I think the true arbiter of how this goes down is the backers and the crowd-funding audience. If enough of them think they’re getting screwed by shifty stretch goals, then developers should plan for less backers on their future projects. From what I can see in the various articles about this Torment issue, the optics are pretty bad for inXile.

Stop talking about legal obligations. Nobody cares about that. Nobody’s calling in the lawyers or opening a class action lawsuit.

They said “you pay us this, you get that”. Then they reneged on that promise. It was not implicit.

Again, I’m not mad. All I’m saying is everybody kickstarting a game should take it as an object lesson. Don’t make promises unless you have full confidence you can keep them.

It’s much better understood as “we hit this level of funding, we believe we have the budget to deliver that”.

I’m sure all the Italian speakers that purchased the game assuming they’d be able to play it agree with you on that.

Like I say, they have a pretty strong case for a refund.

They don’t need a case - refunds were freely offered immediately.

I think this is what makes the situation not so bad. I can understand people being disappointed that the game isn’t what they hoped, but I think the devs recognizing that they didn’t keep their word and offering a refund shows their integrity.
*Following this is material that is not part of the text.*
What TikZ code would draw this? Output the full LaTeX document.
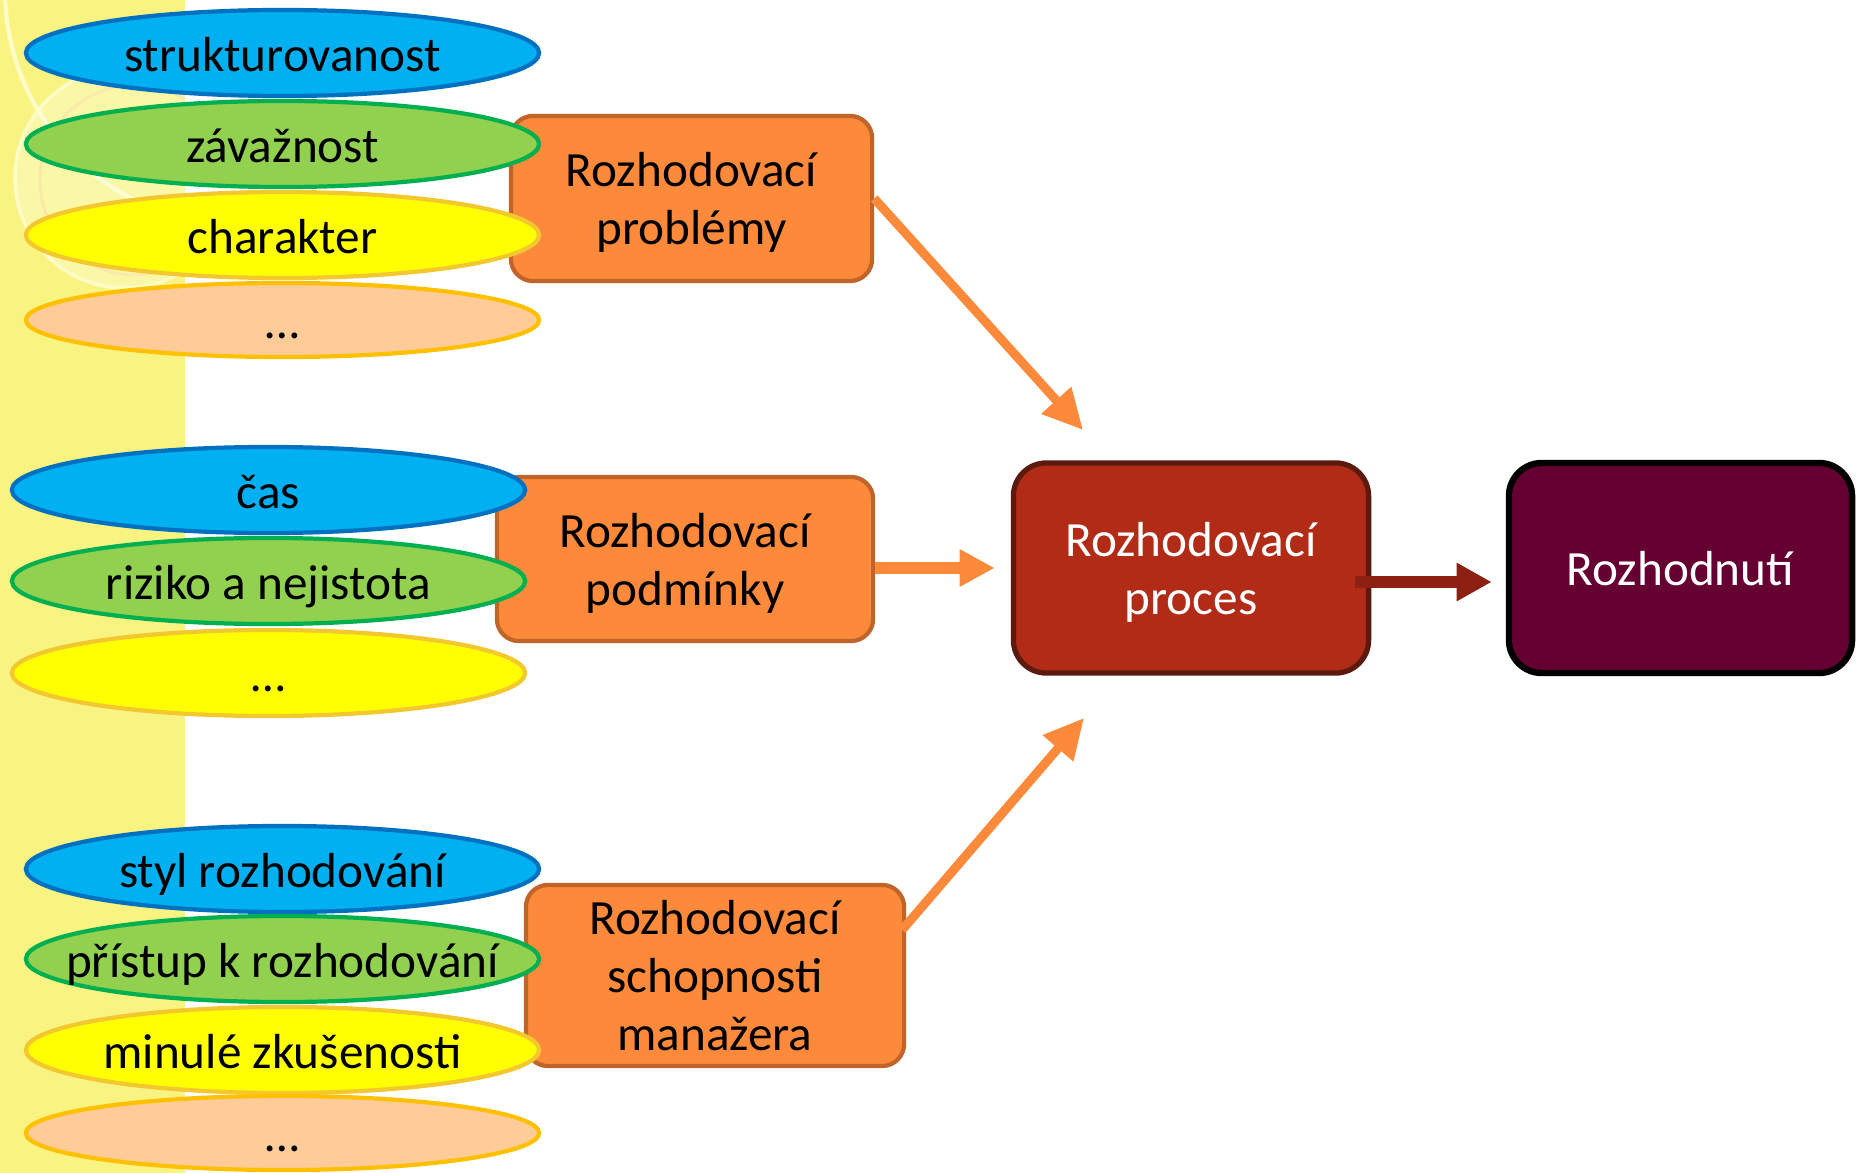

Much like nobody’s talking about legality, I haven’t seen anyone questioning their integrity either. They certainly aren’t looking to rip anyone off. They made a mistake and overpromised, that’s all. Moral to the story: don’t do that.

Hopefully some of the Italian kickstarters will learn a word or two in English while playing, so they’ll be better off in the long run. :-) And, as long as the game engine is made with easily accessible strings, anything can be translated - I’m sure there is a bunch of people already organized to translate the hell out of the game due to the demand.
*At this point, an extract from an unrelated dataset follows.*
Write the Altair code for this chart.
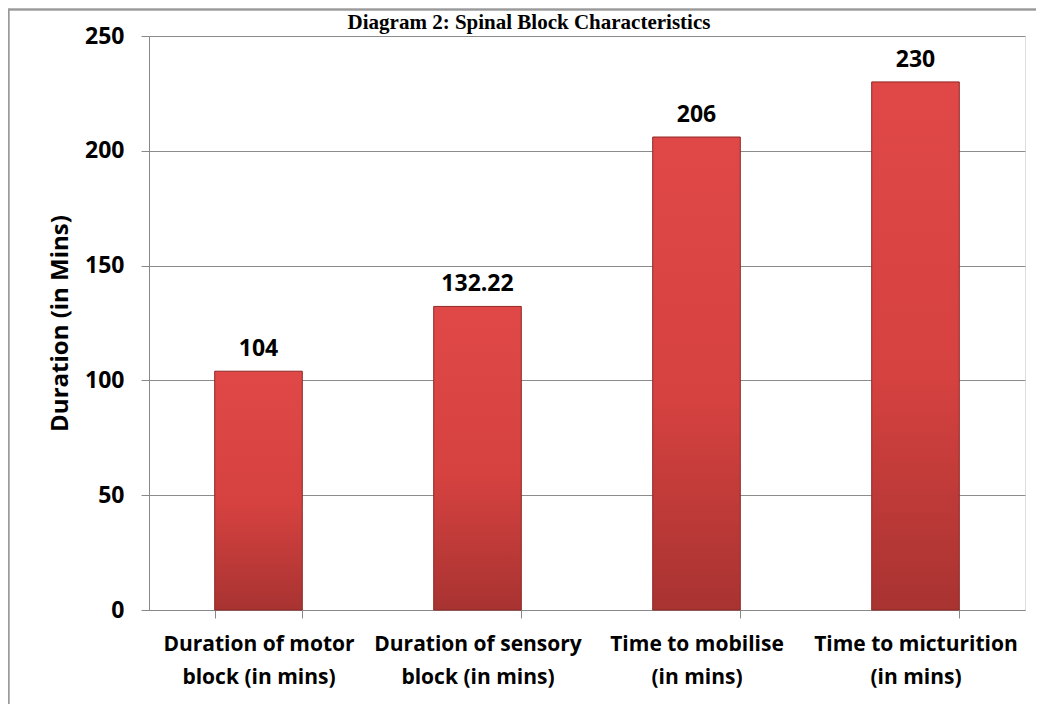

Wasn’t aware that some people are only into funding a kickstarter for a stretch goal, and not for the initial project - is this a common thing?

This is something else I’m not clicking with, my own self.
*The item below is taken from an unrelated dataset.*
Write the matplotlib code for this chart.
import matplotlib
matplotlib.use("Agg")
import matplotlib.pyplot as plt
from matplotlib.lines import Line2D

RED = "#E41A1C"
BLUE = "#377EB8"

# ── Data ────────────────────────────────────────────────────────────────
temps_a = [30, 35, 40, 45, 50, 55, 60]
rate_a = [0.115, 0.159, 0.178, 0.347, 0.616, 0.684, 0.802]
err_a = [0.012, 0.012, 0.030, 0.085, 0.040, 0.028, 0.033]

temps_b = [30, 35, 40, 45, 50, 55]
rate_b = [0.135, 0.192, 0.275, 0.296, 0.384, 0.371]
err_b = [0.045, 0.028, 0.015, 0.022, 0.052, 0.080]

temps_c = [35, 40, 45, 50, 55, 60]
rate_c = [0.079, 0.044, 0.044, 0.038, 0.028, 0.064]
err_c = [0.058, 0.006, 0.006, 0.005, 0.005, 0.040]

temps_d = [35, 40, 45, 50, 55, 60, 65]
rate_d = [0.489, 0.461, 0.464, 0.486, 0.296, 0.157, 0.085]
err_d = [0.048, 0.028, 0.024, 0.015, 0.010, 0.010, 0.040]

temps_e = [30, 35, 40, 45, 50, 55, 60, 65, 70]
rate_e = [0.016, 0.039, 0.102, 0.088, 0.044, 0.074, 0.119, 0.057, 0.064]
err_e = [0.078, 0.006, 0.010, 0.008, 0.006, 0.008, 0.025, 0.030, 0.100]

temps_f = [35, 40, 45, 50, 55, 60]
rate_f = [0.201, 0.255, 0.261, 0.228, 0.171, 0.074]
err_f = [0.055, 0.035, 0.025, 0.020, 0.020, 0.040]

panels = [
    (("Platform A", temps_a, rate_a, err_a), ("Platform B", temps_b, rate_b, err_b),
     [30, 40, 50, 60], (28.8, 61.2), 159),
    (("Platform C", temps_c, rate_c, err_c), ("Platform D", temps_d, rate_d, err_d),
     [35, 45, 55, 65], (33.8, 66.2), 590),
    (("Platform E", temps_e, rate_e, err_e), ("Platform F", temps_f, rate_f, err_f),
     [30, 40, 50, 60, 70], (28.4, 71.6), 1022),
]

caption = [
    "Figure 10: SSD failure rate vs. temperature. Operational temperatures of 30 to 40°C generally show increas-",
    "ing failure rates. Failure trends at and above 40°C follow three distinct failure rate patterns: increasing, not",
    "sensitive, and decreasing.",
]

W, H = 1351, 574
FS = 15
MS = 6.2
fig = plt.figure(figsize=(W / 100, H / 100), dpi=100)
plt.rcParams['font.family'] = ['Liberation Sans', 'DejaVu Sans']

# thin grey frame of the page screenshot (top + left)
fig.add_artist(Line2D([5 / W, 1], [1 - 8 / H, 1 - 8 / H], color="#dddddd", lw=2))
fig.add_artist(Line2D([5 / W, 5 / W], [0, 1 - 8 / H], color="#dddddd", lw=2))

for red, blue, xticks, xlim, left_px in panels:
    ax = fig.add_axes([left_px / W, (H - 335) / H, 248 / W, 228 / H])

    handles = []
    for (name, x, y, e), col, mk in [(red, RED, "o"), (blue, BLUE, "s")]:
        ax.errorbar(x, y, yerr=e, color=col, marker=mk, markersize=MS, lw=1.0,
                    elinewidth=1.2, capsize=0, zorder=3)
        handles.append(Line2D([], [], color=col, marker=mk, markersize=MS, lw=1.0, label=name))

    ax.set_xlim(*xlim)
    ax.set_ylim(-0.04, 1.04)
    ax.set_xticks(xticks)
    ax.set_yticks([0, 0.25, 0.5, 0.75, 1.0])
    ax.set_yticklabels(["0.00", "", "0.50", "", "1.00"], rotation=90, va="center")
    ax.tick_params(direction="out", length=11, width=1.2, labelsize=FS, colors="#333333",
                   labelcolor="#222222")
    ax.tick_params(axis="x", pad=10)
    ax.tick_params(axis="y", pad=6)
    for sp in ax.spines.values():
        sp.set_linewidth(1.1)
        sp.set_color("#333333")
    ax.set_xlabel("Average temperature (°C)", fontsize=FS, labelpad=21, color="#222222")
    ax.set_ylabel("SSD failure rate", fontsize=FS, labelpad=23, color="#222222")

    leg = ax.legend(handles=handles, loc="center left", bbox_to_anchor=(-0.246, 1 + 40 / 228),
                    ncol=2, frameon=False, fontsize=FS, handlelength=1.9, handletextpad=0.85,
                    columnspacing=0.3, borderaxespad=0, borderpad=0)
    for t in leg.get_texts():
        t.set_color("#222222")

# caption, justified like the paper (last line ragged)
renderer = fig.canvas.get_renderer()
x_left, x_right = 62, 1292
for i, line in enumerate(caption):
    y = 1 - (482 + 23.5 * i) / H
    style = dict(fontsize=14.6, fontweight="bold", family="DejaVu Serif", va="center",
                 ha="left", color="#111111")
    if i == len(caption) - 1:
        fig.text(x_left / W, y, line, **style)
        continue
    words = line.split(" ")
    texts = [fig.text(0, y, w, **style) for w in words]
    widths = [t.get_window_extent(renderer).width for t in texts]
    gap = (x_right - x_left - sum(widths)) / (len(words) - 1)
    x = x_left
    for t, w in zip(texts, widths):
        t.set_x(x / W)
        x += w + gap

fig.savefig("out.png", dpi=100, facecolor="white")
I don’t think many people pledge based solely on the stretch goal, but I’m pretty sure people have been tipped from not pledging to doing so when stretch goals list features they think add enough to the project’s initial pitch.

Take this very example. I bet a few of the Italian backers did so specifically for the Italian language support.

All I am saying is that when you pledge to a Kickstarter, the money goes into a single pool and you are buying into the reward tier you selected. Stretch goals are not mechanically or explicitly part of that process, and any tie between your money and a stretch goal is purely in your head. The developers have no way of drawing that connection.

If they say they are going to do something, they should attempt it in good faith, and refund as necessary if they can’t, no argument there. But there is not a direct link between those things and the lump sum of funding.

They are explicitly part of the process. They’re on the webpage with dollar signs. “If we make $X, we’ll put Y in the game.” That is explicit.

If it were part of the process, Kickstarter would track and milestone stretch goal points. It would be built into the software. If you were backing to get a particular stretch goal, there would be some way to indicate that and track it. There isn’t, because it’s not actually part of the deal. It’s just promotion.